++++ Data listing ++++

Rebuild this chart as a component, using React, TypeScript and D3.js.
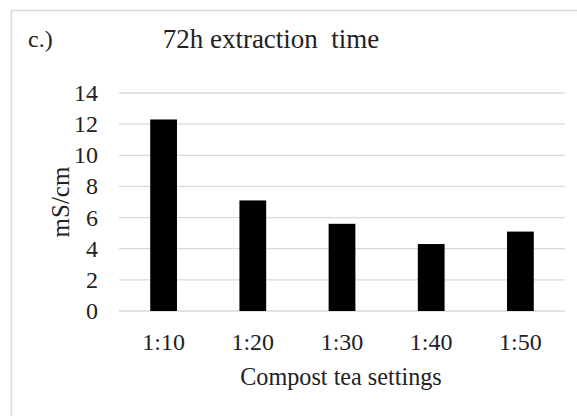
import { useEffect, useRef } from 'react'
import * as d3 from 'd3'

const categories = ['1:10', '1:20', '1:30', '1:40', '1:50']
const conductivity = [12.3, 7.1, 5.6, 4.3, 5.1]
const yTicks = [0, 2, 4, 6, 8, 10, 12, 14]

const W = 577
const H = 416
const FONT = '"Liberation Serif", "Times New Roman", serif'

export default function App() {
  const ref = useRef<SVGSVGElement>(null)

  useEffect(() => {
    const svg = d3.select(ref.current)
    svg.selectAll('*').remove()

    const plot = { l: 119, r: 565, t: 93, b: 311 }

    const x = d3.scaleBand().domain(categories).range([plot.l, plot.r]).padding(0)
    const y = d3.scaleLinear().domain([0, 14]).range([plot.b, plot.t])
    const barW = x.step() * 0.3

    svg.append('rect')
      .attr('x', 11.5).attr('y', 10.5)
      .attr('width', W + 20).attr('height', H + 20)
      .attr('fill', '#fff').attr('stroke', '#d9d9d9').attr('stroke-width', 1.5)

    // gridlines
    svg.append('g')
      .selectAll('line')
      .data(yTicks)
      .join('line')
      .attr('x1', plot.l).attr('x2', plot.r)
      .attr('y1', d => y(d)).attr('y2', d => y(d))
      .attr('stroke', '#d9d9d9').attr('stroke-width', 1.3)

    // y tick labels
    svg.append('g')
      .selectAll('text')
      .data(yTicks)
      .join('text')
      .attr('x', 98).attr('y', d => y(d) + 8)
      .attr('text-anchor', 'end')
      .attr('font-family', FONT).attr('font-size', 24).attr('fill', '#222')
      .text(d => d)

    // bars
    svg.append('g')
      .selectAll('rect')
      .data(conductivity)
      .join('rect')
      .attr('x', (d, i) => x(categories[i])! + x.step() / 2 - barW / 2)
      .attr('y', d => y(d))
      .attr('width', barW)
      .attr('height', d => y(0) - y(d))
      .attr('fill', '#000')

    // x labels
    svg.append('g')
      .selectAll('text')
      .data(categories)
      .join('text')
      .attr('x', d => x(d)! + x.step() / 2)
      .attr('y', 350)
      .attr('text-anchor', 'middle')
      .attr('font-family', FONT).attr('font-size', 24).attr('fill', '#222')
      .text(d => d)

    svg.append('text')
      .attr('x', 341).attr('y', 385)
      .attr('text-anchor', 'middle')
      .attr('font-family', FONT).attr('font-size', 24.2).attr('fill', '#222')
      .text('Compost tea settings')

    svg.append('text')
      .attr('transform', `translate(69,202) rotate(-90)`)
      .attr('text-anchor', 'middle')
      .attr('font-family', FONT).attr('font-size', 25).attr('fill', '#222')
      .text('mS/cm')

    svg.append('text')
      .attr('x', 271).attr('y', 48)
      .attr('text-anchor', 'middle')
      .attr('font-family', FONT).attr('font-size', 27).attr('fill', '#222')
      .style('white-space', 'pre')
      .text('72h extraction  time')

    svg.append('text')
      .attr('x', 28).attr('y', 47)
      .attr('font-family', FONT).attr('font-size', 24).attr('fill', '#222')
      .text('c.)')
  }, [])

  return (
    <svg
      ref={ref}
      width={W}
      height={H}
      style={{ position: 'absolute', left: 0, top: 0, display: 'block', background: '#fff' }}
    />
  )
}
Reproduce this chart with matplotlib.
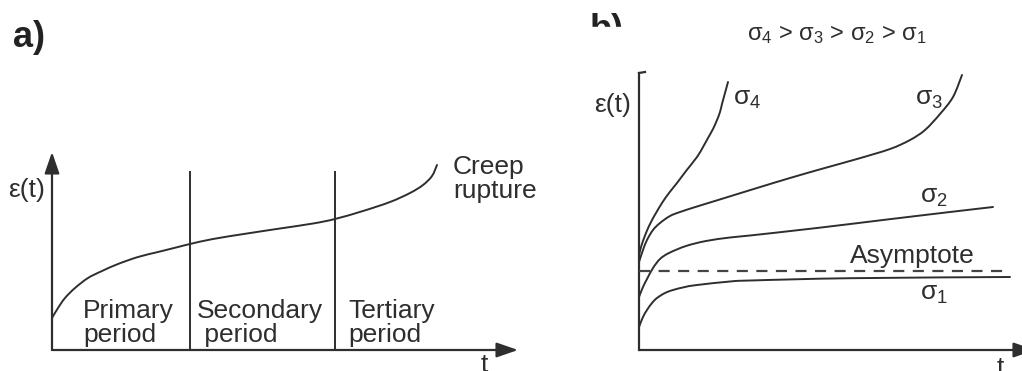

++++

What you will do >> Only the lines from the start of the records through the line containing "const yTicks = [0, 2, 4, 6, 8, 10, 12, 14]" should be repeated, word for word, with the pictures left out.

Solution to this task >>
Rebuild this chart as a component, using React, TypeScript and D3.js.
import { useEffect, useRef } from 'react'
import * as d3 from 'd3'

const categories = ['1:10', '1:20', '1:30', '1:40', '1:50']
const conductivity = [12.3, 7.1, 5.6, 4.3, 5.1]
const yTicks = [0, 2, 4, 6, 8, 10, 12, 14]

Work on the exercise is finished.